In the film, a house is used as a key signifier, in the form of a miniature dollhouse, and a home/portal through which we, the viewer, enter into the narrative. O, Hunter Heart started out through short, nightly writing sessions: beginning with a love story about a cat and an owl, the story each night was re-imagined, exploring multiple directions; versions became highly divergent, involving ever-weirder tangents; over time, MacKinnon became increasingly fonder of the many characters within separate narratives. This development process really took shape once she started to collaborate with the musician, Hannah Peel, and German animator Christian Schlaeffer. The project then developed through gathering multiple real-life stories through interviews; MacKinnon found that certain elements kept repeating: abusive relationships, coercion and control, with the cat and owl characters taking on multiple types of behaviour within each narrative.
MacKinnon describes the house as a symbolic container wherein feelings and love stay preserved inside.
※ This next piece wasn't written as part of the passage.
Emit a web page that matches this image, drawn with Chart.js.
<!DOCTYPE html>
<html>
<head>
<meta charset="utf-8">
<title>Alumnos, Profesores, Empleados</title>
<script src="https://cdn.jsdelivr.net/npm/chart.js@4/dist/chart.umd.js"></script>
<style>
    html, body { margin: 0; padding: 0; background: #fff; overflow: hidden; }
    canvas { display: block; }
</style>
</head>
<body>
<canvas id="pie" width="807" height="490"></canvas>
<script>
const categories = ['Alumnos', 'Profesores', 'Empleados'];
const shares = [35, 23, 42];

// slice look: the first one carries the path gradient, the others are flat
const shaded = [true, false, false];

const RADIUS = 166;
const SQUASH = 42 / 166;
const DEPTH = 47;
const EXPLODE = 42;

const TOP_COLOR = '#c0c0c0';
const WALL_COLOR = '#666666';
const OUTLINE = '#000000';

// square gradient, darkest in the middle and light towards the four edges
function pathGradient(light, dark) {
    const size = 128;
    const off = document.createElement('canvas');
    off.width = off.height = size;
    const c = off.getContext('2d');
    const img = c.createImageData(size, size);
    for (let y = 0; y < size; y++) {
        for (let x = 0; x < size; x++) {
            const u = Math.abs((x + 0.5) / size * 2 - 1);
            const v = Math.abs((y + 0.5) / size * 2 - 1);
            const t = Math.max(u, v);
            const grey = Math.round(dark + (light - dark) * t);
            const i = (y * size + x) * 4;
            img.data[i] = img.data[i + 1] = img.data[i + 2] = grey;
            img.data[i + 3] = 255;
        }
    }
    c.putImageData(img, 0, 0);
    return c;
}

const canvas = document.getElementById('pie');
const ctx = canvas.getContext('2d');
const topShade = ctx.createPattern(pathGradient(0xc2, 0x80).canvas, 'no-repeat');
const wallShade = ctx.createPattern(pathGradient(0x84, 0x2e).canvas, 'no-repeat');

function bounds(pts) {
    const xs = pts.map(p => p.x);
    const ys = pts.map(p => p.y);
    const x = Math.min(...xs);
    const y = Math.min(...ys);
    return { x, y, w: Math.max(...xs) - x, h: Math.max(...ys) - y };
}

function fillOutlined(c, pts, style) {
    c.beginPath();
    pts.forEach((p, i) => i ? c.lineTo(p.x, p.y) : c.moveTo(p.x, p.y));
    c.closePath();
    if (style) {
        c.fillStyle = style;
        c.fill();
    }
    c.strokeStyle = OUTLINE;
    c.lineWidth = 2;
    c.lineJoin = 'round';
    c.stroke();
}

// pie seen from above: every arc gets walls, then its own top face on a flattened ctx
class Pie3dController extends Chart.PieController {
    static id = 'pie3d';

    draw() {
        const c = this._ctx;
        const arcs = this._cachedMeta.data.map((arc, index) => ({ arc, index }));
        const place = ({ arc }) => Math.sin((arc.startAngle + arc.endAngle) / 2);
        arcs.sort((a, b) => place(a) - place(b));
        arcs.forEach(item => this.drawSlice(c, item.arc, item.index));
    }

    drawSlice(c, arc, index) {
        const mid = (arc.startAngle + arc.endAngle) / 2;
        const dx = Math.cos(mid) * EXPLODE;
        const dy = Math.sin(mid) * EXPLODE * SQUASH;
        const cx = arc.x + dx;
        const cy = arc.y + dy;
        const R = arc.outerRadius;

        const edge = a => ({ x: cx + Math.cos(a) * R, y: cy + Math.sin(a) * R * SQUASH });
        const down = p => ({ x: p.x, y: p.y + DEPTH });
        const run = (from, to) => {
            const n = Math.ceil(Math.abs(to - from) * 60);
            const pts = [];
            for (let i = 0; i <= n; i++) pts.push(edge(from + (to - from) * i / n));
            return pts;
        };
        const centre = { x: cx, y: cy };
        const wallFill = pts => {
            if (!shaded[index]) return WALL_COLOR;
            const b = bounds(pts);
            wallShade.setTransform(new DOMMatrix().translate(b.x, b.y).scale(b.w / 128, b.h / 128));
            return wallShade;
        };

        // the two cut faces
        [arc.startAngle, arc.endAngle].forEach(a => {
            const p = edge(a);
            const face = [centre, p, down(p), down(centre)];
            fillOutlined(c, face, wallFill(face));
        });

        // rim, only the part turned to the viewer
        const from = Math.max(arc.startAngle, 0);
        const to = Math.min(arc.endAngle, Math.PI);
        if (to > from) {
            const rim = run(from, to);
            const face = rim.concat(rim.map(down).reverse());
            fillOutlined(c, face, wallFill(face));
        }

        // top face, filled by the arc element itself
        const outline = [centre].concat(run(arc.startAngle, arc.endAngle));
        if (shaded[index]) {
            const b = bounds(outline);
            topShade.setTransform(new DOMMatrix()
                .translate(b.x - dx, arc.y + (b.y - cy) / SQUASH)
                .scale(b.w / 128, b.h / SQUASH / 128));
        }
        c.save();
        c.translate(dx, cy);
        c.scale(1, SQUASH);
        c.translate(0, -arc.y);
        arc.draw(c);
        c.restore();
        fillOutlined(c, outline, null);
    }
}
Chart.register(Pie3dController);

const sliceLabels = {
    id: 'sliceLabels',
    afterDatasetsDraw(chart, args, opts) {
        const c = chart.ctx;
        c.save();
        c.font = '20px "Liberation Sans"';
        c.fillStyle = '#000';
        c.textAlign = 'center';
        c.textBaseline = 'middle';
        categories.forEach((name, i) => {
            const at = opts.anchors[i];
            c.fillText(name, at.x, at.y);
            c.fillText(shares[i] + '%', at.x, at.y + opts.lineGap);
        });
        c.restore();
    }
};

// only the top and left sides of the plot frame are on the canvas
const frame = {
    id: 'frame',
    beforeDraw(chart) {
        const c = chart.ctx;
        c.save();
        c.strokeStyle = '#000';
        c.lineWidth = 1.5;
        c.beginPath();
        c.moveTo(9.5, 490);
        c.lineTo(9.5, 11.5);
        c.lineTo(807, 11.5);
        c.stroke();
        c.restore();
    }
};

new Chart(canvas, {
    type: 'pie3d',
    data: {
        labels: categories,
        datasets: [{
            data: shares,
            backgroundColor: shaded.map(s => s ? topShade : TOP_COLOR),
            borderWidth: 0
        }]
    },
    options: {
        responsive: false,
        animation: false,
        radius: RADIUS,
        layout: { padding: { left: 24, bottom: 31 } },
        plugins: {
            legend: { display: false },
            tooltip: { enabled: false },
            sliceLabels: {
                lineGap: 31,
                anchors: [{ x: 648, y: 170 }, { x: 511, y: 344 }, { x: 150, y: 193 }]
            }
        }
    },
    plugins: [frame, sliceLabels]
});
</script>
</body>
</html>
In the film, O, Hunter Heart, house functions symbolically as a portal to the heart, a transition point from external experience to internal subjective response, with a highly emotive sequence drawing us back through the house and exiting the character’s interior. The film’s tactile use of materials builds a disturbing, adult-oriented story of abuse and coercion.
MacKinnon describes the open-ended possibilities of animation as a balancing game, between the general and the specific: she cites how Don Herzfeld uses simplistic stick figures to tell stories relaying a very realistic situation. In contrast with live action, which has a very established and culturally embedded language and signifying elements, MacKinnon feels that within animation there is a culture that embraces experimentation, and artists are able to test out and extend the language and formal possibilities.
MacKinnon describes how through combining stop-motion and digital processes, her aim is to create curious cinematic spaces and dreamlike atmospheres, at once suffused with tangible, material reality.
Technically, she shifts seamlessly between stop-motion and CG, and this questioning of process-driven boundaries appears to be important in her own research. Her chapter in the 2019 book The Crafty Animator investigates how stop motion processes, through connecting to childhood memories and through a handmade, auratic quality (in the sense outlined by Walter Benjamin), may be deployed as a sign for authenticity. The research explores how this signifying process may be commodified by large-scale studios, as a commercialising trait. MacKinnon’s PhD research, at Arts University Bournemouth, looks at production contexts of animated documentary in the UK.
MacKinnon is developing several projects including an experimental work about trauma, post-natal depression and poltergeists. Again drawing a story from real life interviews, MacKinnon hopes to work in a way that explores the real experience of intense personal events, by allowing a supernatural presence to exist even within a psychological narrative.
MacKinnon has made a significant contribution to innovative new forms of animation, focusing on serious, adult-oriented themes but exploring new methods for conceptualising the sensitive content. Her work speaks through tactile, material-driven atmosphere, and also develops disturbing and affectingly emotive atmospheres. We will look forward to featuring her new work in future articles.